By Erika Mathieu
Sunny South News
Lethbridge County has formalized an updated Industrial/Commercial Land Use Strategy, which aims to protect areas earmarked with potential or imminent future development from incompatible land uses.
The previous strategy was approved by County Council in October 2016. The updated document guides Council and administration, developers, and landowners, providing an overview of development trends in Lethbridge County and is used to identify future locations for commercial and industrial development, and providing “preferred” development locations. Presenting the agenda item was Hilary Janzen, supervisor of planning and development for Lethbridge County.

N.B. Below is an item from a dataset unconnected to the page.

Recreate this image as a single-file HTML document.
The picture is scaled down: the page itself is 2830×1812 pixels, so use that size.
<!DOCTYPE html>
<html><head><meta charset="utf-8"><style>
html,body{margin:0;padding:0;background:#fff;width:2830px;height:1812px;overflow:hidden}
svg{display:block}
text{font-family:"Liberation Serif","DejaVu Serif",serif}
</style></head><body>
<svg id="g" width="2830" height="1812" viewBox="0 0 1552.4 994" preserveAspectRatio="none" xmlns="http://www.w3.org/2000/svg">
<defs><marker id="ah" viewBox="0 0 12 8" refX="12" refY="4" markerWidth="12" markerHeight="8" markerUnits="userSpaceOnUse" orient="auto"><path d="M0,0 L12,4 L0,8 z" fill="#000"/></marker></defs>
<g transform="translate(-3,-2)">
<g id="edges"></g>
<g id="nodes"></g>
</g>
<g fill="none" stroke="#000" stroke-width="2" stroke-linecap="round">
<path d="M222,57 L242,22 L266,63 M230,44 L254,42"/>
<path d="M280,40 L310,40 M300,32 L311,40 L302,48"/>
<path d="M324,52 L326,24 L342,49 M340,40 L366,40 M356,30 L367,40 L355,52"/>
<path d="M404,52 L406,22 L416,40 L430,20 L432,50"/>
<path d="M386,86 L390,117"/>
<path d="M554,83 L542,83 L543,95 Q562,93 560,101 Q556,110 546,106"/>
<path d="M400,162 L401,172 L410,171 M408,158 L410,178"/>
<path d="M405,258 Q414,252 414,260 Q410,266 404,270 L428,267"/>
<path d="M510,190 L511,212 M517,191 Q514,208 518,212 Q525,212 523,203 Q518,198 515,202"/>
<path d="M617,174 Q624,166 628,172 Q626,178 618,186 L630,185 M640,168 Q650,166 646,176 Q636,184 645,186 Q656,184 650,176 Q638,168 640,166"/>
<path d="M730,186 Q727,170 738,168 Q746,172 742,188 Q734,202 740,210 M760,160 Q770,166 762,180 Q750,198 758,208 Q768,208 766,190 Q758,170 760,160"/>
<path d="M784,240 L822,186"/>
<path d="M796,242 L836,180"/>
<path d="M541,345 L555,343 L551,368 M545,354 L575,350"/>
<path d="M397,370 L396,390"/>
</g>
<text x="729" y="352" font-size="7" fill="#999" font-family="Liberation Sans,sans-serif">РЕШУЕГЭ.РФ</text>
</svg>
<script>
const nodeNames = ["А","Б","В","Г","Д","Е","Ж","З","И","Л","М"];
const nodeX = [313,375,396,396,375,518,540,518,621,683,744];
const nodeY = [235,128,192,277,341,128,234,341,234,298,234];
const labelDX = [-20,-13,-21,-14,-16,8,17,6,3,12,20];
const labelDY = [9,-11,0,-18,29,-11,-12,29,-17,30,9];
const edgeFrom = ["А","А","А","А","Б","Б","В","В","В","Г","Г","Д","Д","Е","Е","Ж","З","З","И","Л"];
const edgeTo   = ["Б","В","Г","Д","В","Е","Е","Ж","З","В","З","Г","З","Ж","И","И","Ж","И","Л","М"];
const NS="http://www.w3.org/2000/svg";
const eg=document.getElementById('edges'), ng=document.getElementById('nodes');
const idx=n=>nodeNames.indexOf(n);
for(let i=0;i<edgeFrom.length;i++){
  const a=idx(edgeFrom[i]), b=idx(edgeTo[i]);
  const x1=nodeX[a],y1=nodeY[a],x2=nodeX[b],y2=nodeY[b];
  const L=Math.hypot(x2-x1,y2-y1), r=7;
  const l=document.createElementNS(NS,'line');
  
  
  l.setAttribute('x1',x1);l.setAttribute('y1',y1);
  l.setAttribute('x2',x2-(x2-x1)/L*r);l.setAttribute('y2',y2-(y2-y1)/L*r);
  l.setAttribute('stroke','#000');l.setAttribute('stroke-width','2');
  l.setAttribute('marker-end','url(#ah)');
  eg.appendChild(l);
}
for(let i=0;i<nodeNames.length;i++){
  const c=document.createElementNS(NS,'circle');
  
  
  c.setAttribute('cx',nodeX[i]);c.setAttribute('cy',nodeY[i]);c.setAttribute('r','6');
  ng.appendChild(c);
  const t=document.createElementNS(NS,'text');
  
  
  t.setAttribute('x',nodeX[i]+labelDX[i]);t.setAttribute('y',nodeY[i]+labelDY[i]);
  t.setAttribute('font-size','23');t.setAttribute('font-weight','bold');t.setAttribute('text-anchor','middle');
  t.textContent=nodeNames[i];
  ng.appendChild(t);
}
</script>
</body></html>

Janzen said the strategy also acknowledges the need for the County to be flexible at times, but said the document provides an economic analysis and legislative review to ensure the County’s strategy is aligned with provincial and federal legislation.

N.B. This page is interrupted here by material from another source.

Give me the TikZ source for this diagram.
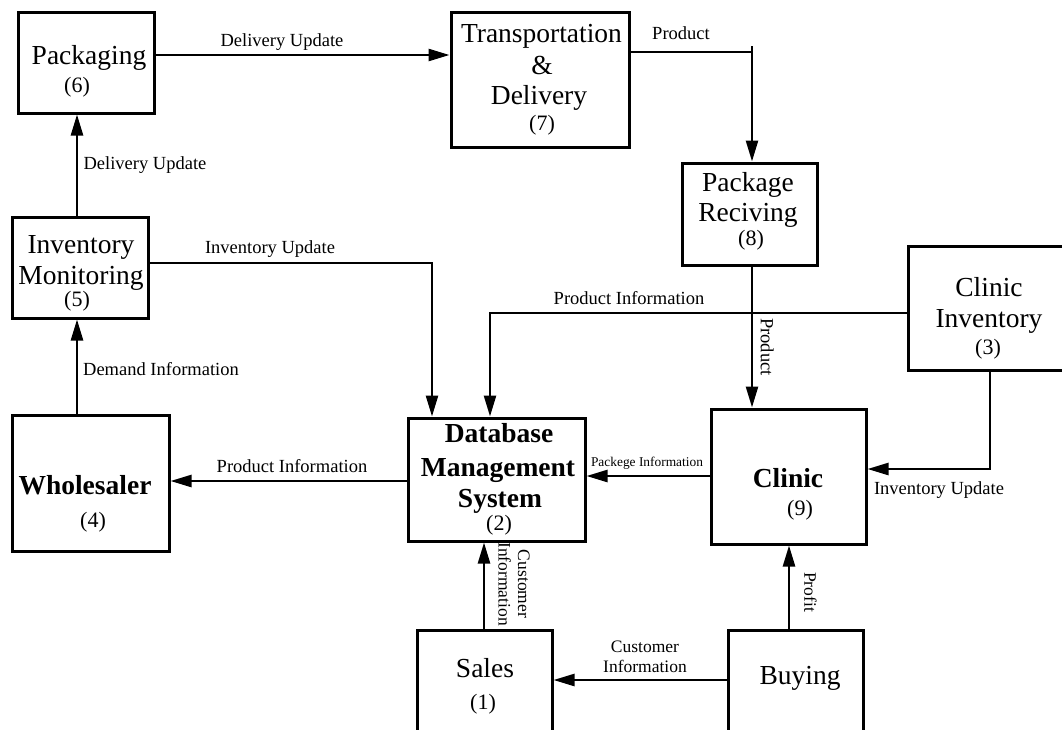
\documentclass[tikz,border=0pt]{standalone}
\usepackage{fontspec}
\setmainfont{Liberation Serif}
\usetikzlibrary{arrows.meta}
\begin{document}
\begin{tikzpicture}[x=1pt,y=-1pt,
  box/.style={draw, line width=3pt, rectangle, inner sep=0pt},
  conn/.style={line width=2.5pt},
  arr/.style={conn, -{Triangle[length=21pt,width=12pt]}},
  ttl/.style={inner sep=0pt, font=\fontsize{27.5}{30}\selectfont, text height=18.2pt, text depth=0pt},
  ttlb/.style={inner sep=0pt, font=\fontsize{27.5}{30}\selectfont\bfseries, text height=18.2pt, text depth=0pt},
  num/.style={inner sep=0pt, font=\fontsize{22}{24}\selectfont, text height=14.5pt, text depth=0pt},
  lbl/.style={inner sep=0pt, font=\fontsize{18.5}{20}\selectfont, text height=12.2pt, text depth=0pt},
  lbltwo/.style={inner sep=0pt, align=center, font=\fontsize{17.5}{19.5}\selectfont},
]
\useasboundingbox (0,0) rectangle (1062,729);
\fill[white] (0,0) rectangle (1062,729);
\clip (0,0) rectangle (1062,729);

% boxes
\node[box, minimum width=136pt, minimum height=101pt] (pack) at (86,62.5) {};
\node[box, minimum width=178pt, minimum height=135pt] (trans) at (540,79.5) {};
\node[box, minimum width=135pt, minimum height=102pt] (recv) at (749.5,214) {};
\node[box, minimum width=192pt, minimum height=124pt] (cinv) at (1004,308) {};
\node[box, minimum width=136pt, minimum height=101pt] (invmon) at (80,267.5) {};
\node[box, minimum width=157pt, minimum height=136pt] (whole) at (90.5,483) {};
\node[box, minimum width=177pt, minimum height=123pt] (dbms) at (496.5,479.5) {};
\node[box, minimum width=155pt, minimum height=135pt] (clinic) at (788.5,476.5) {};
\node[box, minimum width=135pt, minimum height=130pt] (sales) at (484.5,695) {};
\node[box, minimum width=135pt, minimum height=130pt] (buy) at (795.5,695) {};

% box texts
\node[ttl] (t6a) at (89,55) {Packaging};
\node[num] (t6b) at (77,85) {(6)};
\node[ttl] (t7a) at (541.5,33) {Transportation};
\node[ttl] (t7b) at (542,65) {\&};
\node[ttl] (t7c) at (539,95) {Delivery};
\node[num] (t7d) at (542,123) {(7)};
\node[ttl] (t8a) at (748,182) {Package};
\node[ttl] (t8b) at (748,212) {Reciving};
\node[num] (t8c) at (751,238) {(8)};
\node[ttl] (t3a) at (989,287) {Clinic};
\node[ttl] (t3b) at (989,318) {Inventory};
\node[num] (t3c) at (988,347) {(3)};
\node[ttl] (t5a) at (81,244) {Inventory};
\node[ttl] (t5b) at (81,275) {Monitoring};
\node[num] (t5c) at (77,299) {(5)};
\node[ttlb] (t4a) at (85,485) {Wholesaler};
\node[num] (t4b) at (93,520) {(4)};
\node[ttlb] (t2a) at (499,433) {Database};
\node[ttlb] (t2b) at (498,467) {Management};
\node[ttlb] (t2c) at (500,498) {System};
\node[num] (t2d) at (499,523) {(2)};
\node[ttlb] (t9a) at (788,478) {Clinic};
\node[num] (t9b) at (800,508) {(9)};
\node[ttl] (t1a) at (485,668) {Sales};
\node[num] (t1b) at (483,702) {(1)};
\node[ttl] (tba) at (800,675) {Buying};

% connectors
\draw[arr] (pack.east |- 0,55) -- (trans.west |- 0,55);
\draw[arr] (trans.east |- 0,52) -| (recv.north -| 752,0);
\coordinate (ticka) at (752,46);
\coordinate (tickb) at (752,53);
\draw[conn] (ticka) -- (tickb);
\draw[arr] (recv.south -| 752,0) -- (clinic.north -| 752,0);
\draw[arr] (cinv.west |- 0,313) -| (dbms.north -| 490,0);
\draw[arr] (cinv.south -| 990,0) |- (clinic.east |- 0,469);
\draw[arr] (clinic.west |- 0,476) -- (dbms.east |- 0,476);
\draw[arr] (dbms.west |- 0,481) -- (whole.east |- 0,481);
\draw[arr] (whole.north -| 77,0) -- (invmon.south -| 77,0);
\draw[arr] (invmon.north -| 77,0) -- (pack.south -| 77,0);
\draw[arr] (invmon.east |- 0,263) -| (dbms.north -| 432,0);
\draw[arr] (sales.north -| 484,0) -- (dbms.south -| 484,0);
\draw[arr] (buy.north -| 789,0) -- (clinic.south -| 789,0);
\draw[arr] (buy.west |- 0,680) -- (sales.east |- 0,680);

% connector labels
\node[lbl] (l1) at (282,40) {Delivery Update};
\node[lbl] (l2) at (145,163) {Delivery Update};
\node[lbl] (l3) at (681,33) {Product};
\node[lbl] (l4) at (270,247) {Inventory Update};
\node[lbl] (l5) at (161,369) {Demand Information};
\node[lbl] (l6) at (292,466) {Product Information};
\node[lbl] (l7) at (629,298) {Product Information};
\node[lbl, rotate=-90] (l8) at (767,347) {Product};
\node[inner sep=0pt, font=\fontsize{13.4}{15}\selectfont, text height=8.8pt, text depth=0pt] (l9) at (647,462) {Packege Information};
\node[lbl] (l10) at (939,488) {Inventory Update};
\node[lbltwo, rotate=-90] (l11) at (514,584) {Customer\\Information};
\node[inner sep=0pt, font=\fontsize{17.5}{19}\selectfont, text height=11.5pt, text depth=0pt, rotate=-90] (l12) at (810,592) {Profit};
\node[lbltwo] (l13) at (645,657) {Customer\\Information};
\end{tikzpicture}
\end{document}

“It doesn’t mean that it’s the only places, but it is recognizing there is certain infrastructure and development in proximity to those areas that would lend itself to successful development for industrial or commercial purposes,” Janzen told council during the April 20 council meeting.
The document also includes a review of prescribed land uses within the County as well as a land use strategy which identifies potential areas based on specific principles and criteria set out by other County documents.
Janzen said the County has, “a number of areas for growth,” including an area off of Highway 25 near Kipp which has been identified within the Intermunicipal Development Plan (IDP) with the Town of Coalhurst as an area of future growth. Janzen confirmed, “nothing to date has occurred in this particular area yet but it is an area of interest because of the improvement we have done to Kipp Road and the proximity to the highway system.”
North of the City of Lethbridge this area is along the future CANAMEX corridor, a trade corridor connected by the north-south portion of the national highway system in Alberta, which will eventually incorporate the City of Lethbridge in the future. Janzen said the documents recommend that this area, “be protected for future development knowing that future corridor probably will be in a far-off horizon, but it is still important to recognize the importance,” as to not infringe on that with other development.
The industrial park east of the airport is outlined as an area with potential development, and is an area the County wants to ensure stays open for future development given the proximity to Highway 5 and the airport.
The document highlights the Highway 3 corridor is an area with continued interest, as well as the south Highway 4 corridor indicating it as a priority growth area due to access to transportation networks such as the rail line and highway.
The document states that areas marked for potential development, “should not be compromised by conversion to ‘incompatible’ land uses, such as grouped country residential, and an attempt should be made to keep them as fragmented as possible.”
Janzen added the intention is to revisit the document every five years as development trends and economic conditions change. Council passed a motion to approve the strategy and directed administration to proceed with implementation.